Exercise prompt
Copy out all the lines exactly. Omit pictures.

Provided data
_ _ _

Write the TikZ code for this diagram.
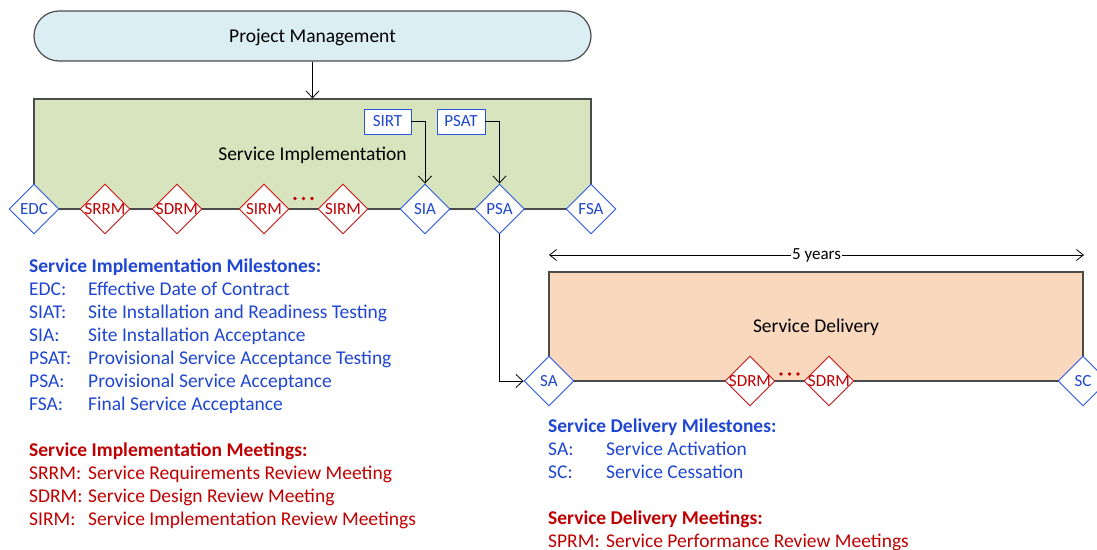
\documentclass[tikz,border=0pt]{standalone}
\usepackage{fontspec}
\setmainfont{Carlito}
\usetikzlibrary{shapes.geometric,arrows.meta}

\definecolor{pmfill}{RGB}{219,238,243}
\definecolor{sifill}{RGB}{215,228,189}
\definecolor{sdfill}{RGB}{250,216,190}
\definecolor{edgegray}{RGB}{75,75,75}
\definecolor{msblue}{RGB}{40,85,220}
\definecolor{txtblue}{RGB}{30,70,210}
\definecolor{mtred}{RGB}{200,20,20}
\definecolor{txtred}{RGB}{192,0,0}

% zero-width label so the diamond keeps its fixed size
\newcommand\ctrlabel[1]{\makebox[0pt][c]{#1}}

\tikzset{
  bigfont/.style={font=\fontsize{19.5}{23}\selectfont},
  smallfont/.style={font=\fontsize{17}{20}\selectfont},
  phase/.style={draw=edgegray, line width=1.2pt, inner sep=0pt, bigfont, text=black,
    text height=12pt, text depth=0pt},
  mstone/.style={shape=diamond, draw=msblue, fill=white, line width=0.9pt,
    minimum width=50pt, minimum height=50pt, inner sep=0pt, text=txtblue, smallfont},
  meet/.style={mstone, draw=mtred, text=txtred},
  testbox/.style={draw=msblue, fill=white, line width=0.9pt, minimum height=25pt,
    inner sep=0pt, text=txtblue, smallfont},
  link/.style={draw=black, line width=0.8pt, -{Straight Barb[length=7pt,width=13pt]}},
  legblue/.style={anchor=base west, inner sep=0pt, text=txtblue, bigfont},
  legred/.style={anchor=base west, inner sep=0pt, text=txtred, bigfont},
}

\begin{document}
\begin{tikzpicture}[x=1pt, y=-1pt]
\useasboundingbox (0,0) rectangle (1097,549);

% phases
\node[phase, fill=pmfill, rounded corners=25pt, minimum width=557pt, minimum height=50pt]
  (pm) at (312.5,36) {Project Management};
\node[phase, fill=sifill, minimum width=557pt, minimum height=110pt]
  (si) at (312.5,154) {Service Implementation};
\node[phase, fill=sdfill, minimum width=534pt, minimum height=109pt]
  (sd) at (816,326.5) {Service Delivery};

\draw[link] (pm.south) -- (si.north);

% implementation milestones and meetings
\node[mstone] (edc)   at (34,209)    {\ctrlabel{EDC}};
\node[meet]   (srrm)  at (105,209)   {\ctrlabel{SRRM}};
\node[meet]   (sdrm)  at (177,209)   {\ctrlabel{SDRM}};
\node[meet]   (sirma) at (264,209)   {\ctrlabel{SIRM}};
\node[meet]   (sirmb) at (343,209)   {\ctrlabel{SIRM}};
\node[mstone] (sia)   at (425,209)   {\ctrlabel{SIA}};
\node[mstone] (psa)   at (499.5,209) {\ctrlabel{PSA}};
\node[mstone] (fsa)   at (591,209)   {\ctrlabel{FSA}};
\foreach \dx in {-8.5,0,8.5} \fill[txtred] (303.5+\dx,198.5) circle (1.8pt);

\node[testbox, minimum width=47pt] (sirt) at (387.5,121.5) {SIRT};
\node[testbox, minimum width=48pt] (psat) at (461,121.5) {PSAT};
\draw[link] (sirt.east) -| (sia.north);
\draw[link] (psat.east) -| (psa.north);

% delivery milestones and meetings
\node[mstone] (sa)    at (549,381)  {\ctrlabel{SA}};
\node[meet]   (sdrmc) at (750,381)  {\ctrlabel{SDRM}};
\node[meet]   (sdrmd) at (829,381)  {\ctrlabel{SDRM}};
\node[mstone] (sc)    at (1083,381) {\ctrlabel{SC}};
\foreach \dx in {-8.5,0,8.5} \fill[txtred] (789.5+\dx,374) circle (1.8pt);

\draw[link] (psa.south) |- (sa.west);

% duration of the delivery phase
\coordinate (yl) at (549,255);
\coordinate (yr) at (1084,255);
\draw[line width=0.8pt, {Straight Barb[length=7pt,width=11pt]}-{Straight Barb[length=7pt,width=11pt]}]
  (yl) -- node[fill=white, inner sep=1pt, smallfont] (yrs) {5 years} (yr);

% legend: implementation
\node[legblue] (imh) at (29,272) {\textbf{Service Implementation Milestones:}};
\foreach \ab/\df [count=\i] in {EDC:/Effective Date of Contract,
    SIAT:/Site Installation and Readiness Testing,
    SIA:/Site Installation Acceptance,
    PSAT:/Provisional Service Acceptance Testing,
    PSA:/Provisional Service Acceptance,
    FSA:/Final Service Acceptance} {
  \node[legblue] (ima\i) at (29,{272+23*\i}) {\ab};
  \node[legblue] (imd\i) at (88,{272+23*\i}) {\df};
}
\node[legred] (imm) at (29,456) {\textbf{Service Implementation Meetings:}};
\foreach \ab/\df [count=\i] in {SRRM:/Service Requirements Review Meeting,
    SDRM:/Service Design Review Meeting,
    SIRM:/Service Implementation Review Meetings} {
  \node[legred] (ima\i) at (29,{456+23*\i}) {\ab};
  \node[legred] (imd\i) at (88,{456+23*\i}) {\df};
}

% legend: delivery
\node[legblue] (sdh) at (548,432) {\textbf{Service Delivery Milestones:}};
\node[legblue] (sda1) at (548,455) {SA:};
\node[legblue] (sdd1) at (606,455) {Service Activation};
\node[legblue] (sda2) at (548,478) {SC:};
\node[legblue] (sdd2) at (606,478) {Service Cessation};
\node[legred] (sdm) at (548,524) {\textbf{Service Delivery Meetings:}};
\node[legred] (sdma) at (548,547) {SPRM:};
\node[legred] (sdmd) at (606,547) {Service Performance Review Meetings};
\end{tikzpicture}
\end{document}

_ _ _

Problem solution
Write the TikZ code for this diagram.
\documentclass[tikz,border=0pt]{standalone}
\usepackage{fontspec}
\setmainfont{Carlito}
\usetikzlibrary{shapes.geometric,arrows.meta}

\definecolor{pmfill}{RGB}{219,238,243}
\definecolor{sifill}{RGB}{215,228,189}
\definecolor{sdfill}{RGB}{250,216,190}
\definecolor{edgegray}{RGB}{75,75,75}
\definecolor{msblue}{RGB}{40,85,220}
\definecolor{txtblue}{RGB}{30,70,210}
\definecolor{mtred}{RGB}{200,20,20}
\definecolor{txtred}{RGB}{192,0,0}

% zero-width label so the diamond keeps its fixed size
\newcommand\ctrlabel[1]{\makebox[0pt][c]{#1}}

\tikzset{
  bigfont/.style={font=\fontsize{19.5}{23}\selectfont},
  smallfont/.style={font=\fontsize{17}{20}\selectfont},
  phase/.style={draw=edgegray, line width=1.2pt, inner sep=0pt, bigfont, text=black,
    text height=12pt, text depth=0pt},
  mstone/.style={shape=diamond, draw=msblue, fill=white, line width=0.9pt,
    minimum width=50pt, minimum height=50pt, inner sep=0pt, text=txtblue, smallfont},
  meet/.style={mstone, draw=mtred, text=txtred},
  testbox/.style={draw=msblue, fill=white, line width=0.9pt, minimum height=25pt,
    inner sep=0pt, text=txtblue, smallfont},
  link/.style={draw=black, line width=0.8pt, -{Straight Barb[length=7pt,width=13pt]}},
  legblue/.style={anchor=base west, inner sep=0pt, text=txtblue, bigfont},
  legred/.style={anchor=base west, inner sep=0pt, text=txtred, bigfont},
}

\begin{document}
\begin{tikzpicture}[x=1pt, y=-1pt]
\useasboundingbox (0,0) rectangle (1097,549);

% phases
\node[phase, fill=pmfill, rounded corners=25pt, minimum width=557pt, minimum height=50pt]
  (pm) at (312.5,36) {Project Management};
\node[phase, fill=sifill, minimum width=557pt, minimum height=110pt]
  (si) at (312.5,154) {Service Implementation};
\node[phase, fill=sdfill, minimum width=534pt, minimum height=109pt]
  (sd) at (816,326.5) {Service Delivery};

\draw[link] (pm.south) -- (si.north);

% implementation milestones and meetings
\node[mstone] (edc)   at (34,209)    {\ctrlabel{EDC}};
\node[meet]   (srrm)  at (105,209)   {\ctrlabel{SRRM}};
\node[meet]   (sdrm)  at (177,209)   {\ctrlabel{SDRM}};
\node[meet]   (sirma) at (264,209)   {\ctrlabel{SIRM}};
\node[meet]   (sirmb) at (343,209)   {\ctrlabel{SIRM}};
\node[mstone] (sia)   at (425,209)   {\ctrlabel{SIA}};
\node[mstone] (psa)   at (499.5,209) {\ctrlabel{PSA}};
\node[mstone] (fsa)   at (591,209)   {\ctrlabel{FSA}};
\foreach \dx in {-8.5,0,8.5} \fill[txtred] (303.5+\dx,198.5) circle (1.8pt);

\node[testbox, minimum width=47pt] (sirt) at (387.5,121.5) {SIRT};
\node[testbox, minimum width=48pt] (psat) at (461,121.5) {PSAT};
\draw[link] (sirt.east) -| (sia.north);
\draw[link] (psat.east) -| (psa.north);

% delivery milestones and meetings
\node[mstone] (sa)    at (549,381)  {\ctrlabel{SA}};
\node[meet]   (sdrmc) at (750,381)  {\ctrlabel{SDRM}};
\node[meet]   (sdrmd) at (829,381)  {\ctrlabel{SDRM}};
\node[mstone] (sc)    at (1083,381) {\ctrlabel{SC}};
\foreach \dx in {-8.5,0,8.5} \fill[txtred] (789.5+\dx,374) circle (1.8pt);

\draw[link] (psa.south) |- (sa.west);

% duration of the delivery phase
\coordinate (yl) at (549,255);
\coordinate (yr) at (1084,255);
\draw[line width=0.8pt, {Straight Barb[length=7pt,width=11pt]}-{Straight Barb[length=7pt,width=11pt]}]
  (yl) -- node[fill=white, inner sep=1pt, smallfont] (yrs) {5 years} (yr);

% legend: implementation
\node[legblue] (imh) at (29,272) {\textbf{Service Implementation Milestones:}};
\foreach \ab/\df [count=\i] in {EDC:/Effective Date of Contract,
    SIAT:/Site Installation and Readiness Testing,
    SIA:/Site Installation Acceptance,
    PSAT:/Provisional Service Acceptance Testing,
    PSA:/Provisional Service Acceptance,
    FSA:/Final Service Acceptance} {
  \node[legblue] (ima\i) at (29,{272+23*\i}) {\ab};
  \node[legblue] (imd\i) at (88,{272+23*\i}) {\df};
}
\node[legred] (imm) at (29,456) {\textbf{Service Implementation Meetings:}};
\foreach \ab/\df [count=\i] in {SRRM:/Service Requirements Review Meeting,
    SDRM:/Service Design Review Meeting,
    SIRM:/Service Implementation Review Meetings} {
  \node[legred] (ima\i) at (29,{456+23*\i}) {\ab};
  \node[legred] (imd\i) at (88,{456+23*\i}) {\df};
}

% legend: delivery
\node[legblue] (sdh) at (548,432) {\textbf{Service Delivery Milestones:}};
\node[legblue] (sda1) at (548,455) {SA:};
\node[legblue] (sdd1) at (606,455) {Service Activation};
\node[legblue] (sda2) at (548,478) {SC:};
\node[legblue] (sdd2) at (606,478) {Service Cessation};
\node[legred] (sdm) at (548,524) {\textbf{Service Delivery Meetings:}};
\node[legred] (sdma) at (548,547) {SPRM:};
\node[legred] (sdmd) at (606,547) {Service Performance Review Meetings};
\end{tikzpicture}
\end{document}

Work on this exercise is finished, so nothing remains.